Wall Street Journal columnist Jason Zweig reported that newly released data from Riskalyze (a California-based firm) reveals state-by-state patterns in investor risk tolerance—using responses from more than 458,000 clients of about 22,000 financial advisers (responses were scored on a scale of 20 to 90, with 20 representing the lowest tolerance).
“Perhaps unsurprisingly,” wrote Zweig, “New Yorkers scored near the top, at 85,” topped only by Nebraskans (90), with residents of New Jersey, Florida, and New Mexico near the bottom. “The differences across states,” he explains, “suggest that investors tend to be more willing to take risk when their neighbors also are, and less when those who live nearby are more timid.” Aaron Klein, chief executive of Riskalyze, told Zweig, “I think these results illustrate how emotional contagion can be real, and how much we’re affected by what our friends, families, neighbors and coworkers are thinking and feeling.”

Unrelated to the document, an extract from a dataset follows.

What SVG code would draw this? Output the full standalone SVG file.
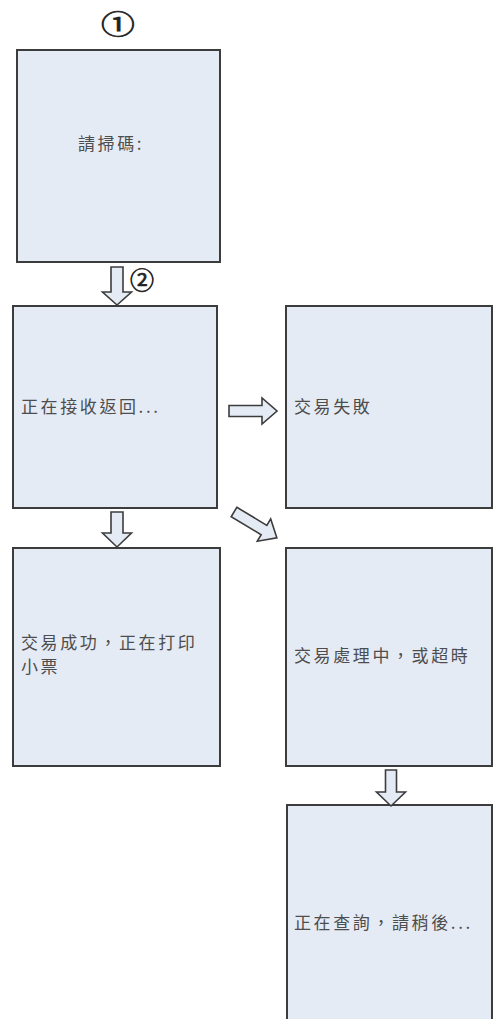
<svg xmlns="http://www.w3.org/2000/svg" width="493" height="1019" viewBox="0 0 493 1019">
<style>
.box{fill:#e5ebf5;stroke:#3c3c3c;stroke-width:2}
.lbl{font-family:"Noto Sans CJK TC","Noto Sans CJK SC",sans-serif;font-size:17px;fill:#4d4d4d;letter-spacing:2.6px}
.arr{fill:#e5ebf5;stroke:#3c3c3c;stroke-width:1.6;stroke-linejoin:miter}
.num{font-family:"Noto Sans CJK SC","DejaVu Sans",sans-serif;fill:#222;stroke:#222;stroke-width:0.7}
</style>
<rect width="493" height="1019" fill="#ffffff"/>
<g id="marker1">
<text class="num" x="0" y="0" font-size="26" text-anchor="middle" transform="translate(118,34) scale(1.3,1)">①</text>
</g>
<g id="marker2">
<text class="num" x="142" y="288.5" font-size="24" text-anchor="middle">②</text>
</g>
<g id="node-scan">
<rect class="box" x="17" y="50" width="203" height="212"/>
<text class="lbl" x="78" y="150">請掃碼:</text>
</g>
<g id="node-receive">
<rect class="box" x="13" y="306" width="204" height="202"/>
<text class="lbl" x="21" y="413">正在接收返回...</text>
</g>
<g id="node-fail">
<rect class="box" x="286" y="306" width="206" height="202"/>
<text class="lbl" x="294" y="413">交易失敗</text>
</g>
<g id="node-success">
<rect class="box" x="13" y="548" width="207" height="218"/>
<text class="lbl" x="21" y="649">交易成功，正在打印</text>
<text class="lbl" x="21" y="673">小票</text>
</g>
<g id="node-processing">
<rect class="box" x="286" y="548" width="206" height="218"/>
<text class="lbl" x="294" y="662">交易處理中，或超時</text>
</g>
<g id="node-query">
<rect class="box" x="287" y="805" width="205" height="230"/>
<text class="lbl" x="294" y="929">正在查詢，請稍後...</text>
</g>
<g id="connectors">
<path class="arr" d="M111,267 L123,267 L123,292 L131.5,292 L117,305 L102.5,292 L111,292 Z"/>
<path class="arr" d="M0,-5.5 L33,-5.5 L33,-13 L48,0 L33,13 L33,5.5 L0,5.5 Z" transform="translate(229,411)"/>
<path class="arr" d="M0,-5.5 L35,-5.5 L35,-13 L50,0 L35,13 L35,5.5 L0,5.5 Z" transform="translate(234,512) rotate(31)"/>
<path class="arr" d="M111,512 L123,512 L123,533 L131.5,533 L117,547 L102.5,533 L111,533 Z"/>
<path class="arr" d="M385.5,770 L396.5,770 L396.5,792 L405.5,792 L391,806 L376.5,792 L385.5,792 Z"/>
</g>
</svg>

Zweig offers supporting evidence from academic studies—including studies from Columbia, Syracuse and Harvard University—that “have found portfolio managers of mutual funds based in the same city tend to mimic each other.”
“With markets gyrating, unruffled serenity may become important again,” Zweig concludes, adding, “If volatility scares you, spend more time with family and friends who don’t obsess over stocks. You’ll be happier now—and, probably, richer later on.”